Cornwall is no place for being in a hurry.

Many of the most famous sights, such as the great outlying cliffs at Gurnard's Head, and the Logan Rock, are not anywhere near a road. The roads keep inland, and for very good reason. These places have to be reached over long, sloping fields, and entail a good deal of scrambling—ideal places to resort to for a whole day with picnic provision, so long as one has a clear head and steady foot, but not to be sought as a "side-show."

Very many of the little coast places too are down at the end of what may be called long shafts, and to the ardent cyclist, intent on mileage, to go down, down, down, for miles till he can see the cows grazing in the fields high overhead, and to arrive at last at a little port where a few old salts sit and smoke and idle, and there is no way of getting out again but by the funnel, is a matter for as strong comment as conscience permits.
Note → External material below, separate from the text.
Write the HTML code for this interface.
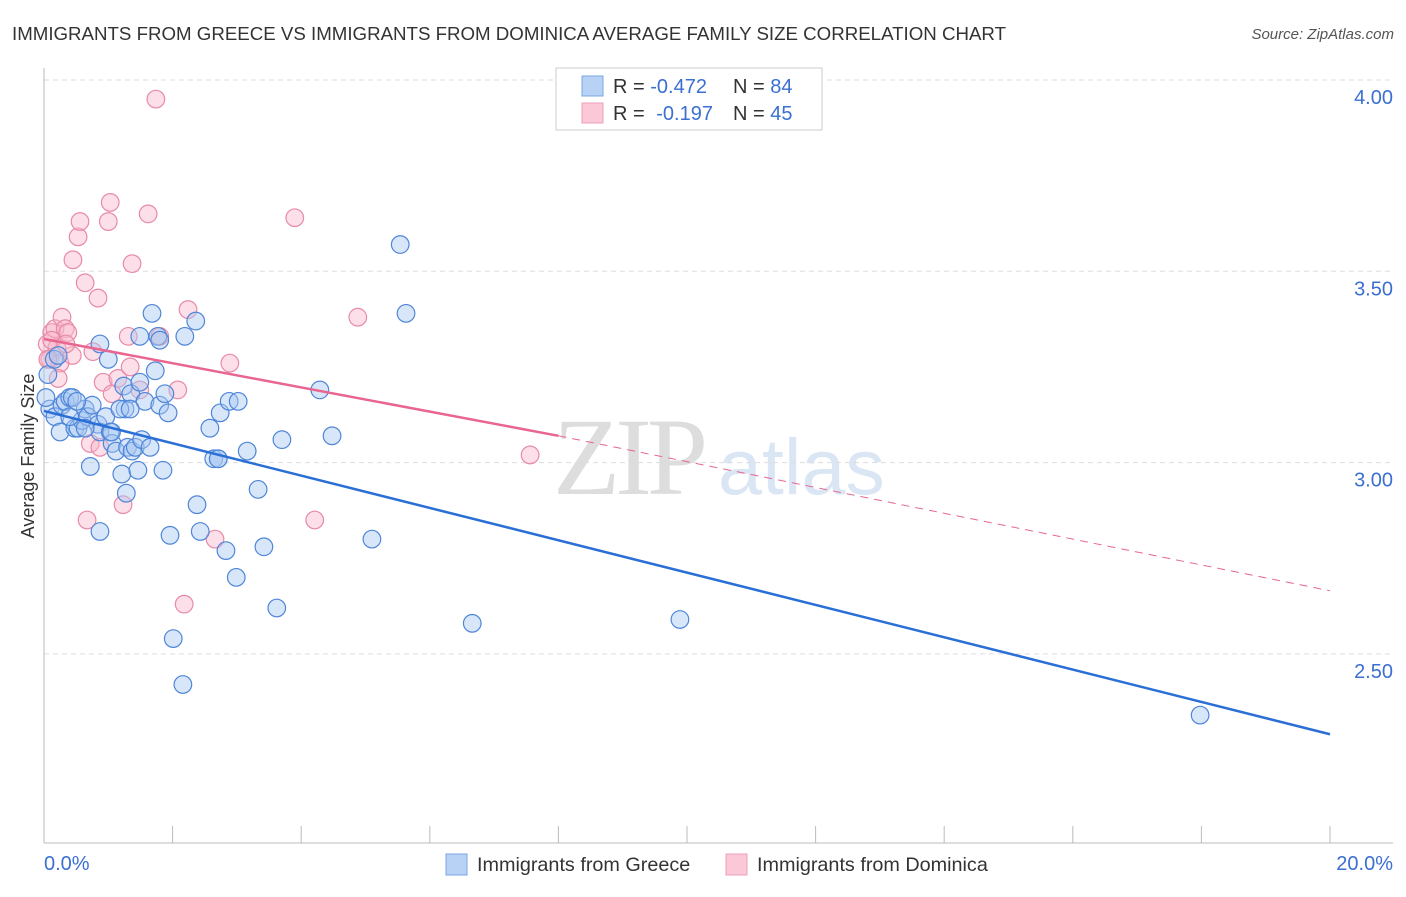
<!DOCTYPE html>
<html><head><meta charset="utf-8"><style>
body{margin:0;background:#fff;font-family:"Liberation Sans",sans-serif}
#wrap{position:relative;width:1406px;height:892px}
</style></head><body>
<div id="wrap">
<svg id="svg" width="1406" height="892" xmlns="http://www.w3.org/2000/svg">
<text x="12" y="40" font-size="18.7" fill="#333">IMMIGRANTS FROM GREECE VS IMMIGRANTS FROM DOMINICA AVERAGE FAMILY SIZE CORRELATION CHART</text>
<text x="1394" y="39" font-size="15" fill="#555" font-style="italic" text-anchor="end">Source: ZipAtlas.com</text>
<text x="34" y="456" font-size="18" fill="#333" text-anchor="middle" transform="rotate(-90 34 456)">Average Family Size</text>
<g><text x="553" y="494" font-size="110" fill="#ddd" font-family="Liberation Serif,serif" letter-spacing="-5">ZIP</text><text x="718" y="494" font-size="79" fill="#dbe6f5">atlas</text></g>
<g id="grid"></g><g id="marks"></g>
<g>
<rect x="556" y="68" width="266" height="62" fill="#fff" stroke="#ccc"/>
<rect x="582" y="76" width="21" height="20" fill="#b8d2f5" stroke="#7aa6e0"/>
<rect x="582" y="103" width="21" height="20" fill="#fbc8d8" stroke="#eea0b8"/>
<text x="613" y="93" font-size="20" fill="#333">R = <tspan fill="#3b6fd1">-0.472</tspan><tspan x="733">N = </tspan><tspan fill="#3b6fd1">84</tspan></text>
<text x="613" y="120" font-size="20" fill="#333">R = <tspan fill="#3b6fd1" dx="6">-0.197</tspan><tspan x="733">N = </tspan><tspan fill="#3b6fd1">45</tspan></text>
</g>
<g>
<rect x="446" y="854" width="21" height="21" fill="#b8d2f5" stroke="#7aa6e0"/>
<text x="477" y="871" font-size="19.8" fill="#333">Immigrants from Greece</text>
<rect x="726" y="854" width="21" height="21" fill="#fbc8d8" stroke="#eea0b8"/>
<text x="757" y="871" font-size="19.8" fill="#333">Immigrants from Dominica</text>
</g>
</svg></div>
<script>
const yTicks=[2.5,3.0,3.5,4.0];
const yTickLabels=["2.50","3.00","3.50","4.00"];
const xTicks=[0,2,4,6,8,10,12,14,16,18,20];
const greeceX=[0.06,0.09,0.17,0.25,0.28,0.33,0.40,0.44,0.48,0.53,0.59,0.64,0.68,0.75,0.87,0.84,0.87,0.96,1.00,1.03,1.06,1.12,1.21,1.24,1.28,1.26,1.30,1.35,1.37,1.42,1.46,1.49,1.52,1.57,1.65,1.68,1.73,1.77,1.80,1.85,1.88,1.93,1.96,2.01,2.16,2.19,2.36,2.38,2.43,2.58,2.64,2.71,2.74,2.83,2.88,2.99,3.02,3.16,3.33,3.42,3.62,3.70,4.29,4.48,5.10,5.54,5.63,6.66,9.89,17.98,0.16,0.22,0.03,0.40,0.64,0.72,0.87,1.18,1.34,0.51,1.49,1.80,2.71,1.05];
const greeceY=[3.23,3.14,3.12,3.08,3.15,3.16,3.17,3.17,3.09,3.09,3.11,3.14,3.12,3.15,3.31,3.10,3.08,3.12,3.27,3.08,3.05,3.03,2.97,3.20,2.92,3.14,3.04,3.18,3.03,3.04,2.98,3.21,3.06,3.16,3.04,3.39,3.24,3.33,3.15,2.98,3.18,3.13,2.81,2.54,2.42,3.33,3.37,2.89,2.82,3.09,3.01,3.01,3.13,2.77,3.16,2.70,3.16,3.03,2.93,2.78,2.62,3.06,3.19,3.07,2.80,3.57,3.39,2.58,2.59,2.34,3.27,3.28,3.17,3.12,3.09,2.99,2.82,3.14,3.14,3.16,3.33,3.32,3.01,3.08];
const dominicaX=[0.05,0.09,0.12,0.17,0.20,0.25,0.28,0.33,0.37,0.44,0.45,0.53,0.56,0.64,0.67,0.72,0.76,0.84,0.87,0.92,1.00,1.03,1.06,1.15,1.23,1.31,1.34,1.37,1.49,1.62,1.74,1.80,2.08,2.18,2.24,2.66,2.89,3.90,4.21,4.88,7.56,0.06,0.12,0.22,0.34];
const dominicaY=[3.31,3.27,3.34,3.35,3.30,3.26,3.38,3.35,3.34,3.28,3.53,3.59,3.63,3.47,2.85,3.05,3.29,3.43,3.04,3.21,3.63,3.68,3.18,3.22,2.89,3.33,3.25,3.52,3.19,3.65,3.95,3.33,3.19,2.63,3.40,2.80,3.26,3.64,2.85,3.38,3.02,3.27,3.32,3.22,3.31];
const blueLine=[[0,3.135],[20,2.29]];
const pinkSolid=[[0,3.323],[8,3.07]];
const pinkDash=[[8,3.07],[20,2.665]];
const X=v=>44+v*64.3, Y=v=>80+(4-v)*382.6;
const NS="http://www.w3.org/2000/svg";
function mk(tag,attrs,parent){const e=document.createElementNS(NS,tag);for(const k in attrs)e.setAttribute(k,attrs[k]);parent.appendChild(e);return e;}
const grid=document.getElementById('grid'),marks=document.getElementById('marks'),svg=document.getElementById('svg');
yTicks.forEach((t,i)=>{
 const l=mk('line',{x1:44,x2:1393,y1:Y(t),y2:Y(t),stroke:'#ddd','stroke-dasharray':'5,4'},grid);
 
 
 const tx=mk('text',{x:1393,y:Y(t)+24,'font-size':20,fill:'#3b6fd1','text-anchor':'end'},svg);
 tx.textContent=yTickLabels[i];
 
 
});
const ax=mk('line',{x1:44,x2:44,y1:68,y2:843,stroke:'#bbb'},grid);


const bx=mk('line',{x1:44,x2:1393,y1:843,y2:843,stroke:'#bbb'},grid);


xTicks.forEach(t=>{const l=mk('line',{x1:X(t),x2:X(t),y1:826,y2:843,stroke:'#bbb'},grid);
 
 });
[["0.0%",44,'start'],["20.0%",1393,'end']].forEach(a=>{const t=mk('text',{x:a[1],y:870,'font-size':20,fill:'#3b6fd1','text-anchor':a[2]},svg);t.textContent=a[0];
 
 });
function pts(xs,ys,fill,stroke,name){xs.forEach((x,i)=>{const c=mk('circle',{cx:X(x),cy:Y(ys[i]),r:8.8,fill:fill,'fill-opacity':0.45,stroke:stroke,'stroke-width':1.2},marks);
 
 });}
pts(dominicaX,dominicaY,'#f9b9cd','#e88aa8','dominica-point');
pts(greeceX,greeceY,'#a9c8f2','#4f86d8','greece-point');
function ln(p,col,w,dash,name){const l=mk('line',{x1:X(p[0][0]),y1:Y(p[0][1]),x2:X(p[1][0]),y2:Y(p[1][1]),stroke:col,'stroke-width':w},marks);if(dash)l.setAttribute('stroke-dasharray',dash);
 
 }
ln(blueLine,'#2a6fd6',2.5,null,'greece-trendline');
ln(pinkSolid,'#e8668f',2.5,null,'dominica-trendline');
ln(pinkDash,'#e8668f',1,'8,6','dominica-trendline-extension');
</script>
</body></html>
Yet again for those who love what is beautiful and unhackneyed, there is charm beyond measure in the spirit of these places. In Polperro, which might be a bit of Brittany planted wholesale in our land; or Fowey, with its unforgettable harbour, where the blue tide creeps up like a stain of spreading dye; or in Mullion, with its huge rounded masses of rock lying off the coast.

Another popular idea of Cornwall, also mistaken, is that the interior of the Duchy is hideous and only the coast beautiful. There is much that is ugly no doubt; raw places where the half-grown mounds of rubbish and crumbling chimneys mark disused tin-mines; where the sharp and hard outlines of slate shriek at you everywhere; where ragged, scrubby fences break up an endless series of barren-looking fields, and the whole landscape gives the impression that it is flying at a terrific speed westward, heading into the prevailing wind, because all the trees and shrubs that have managed to survive it at all are bent nearly double. But what of the glorious wooded slopes in Bodmin neighbourhood where smooth roads wind between the rich growth of woods? What of the famous valleys such as Luxulyan and others? There is plenty inland attractive enough if one knows where to look for it.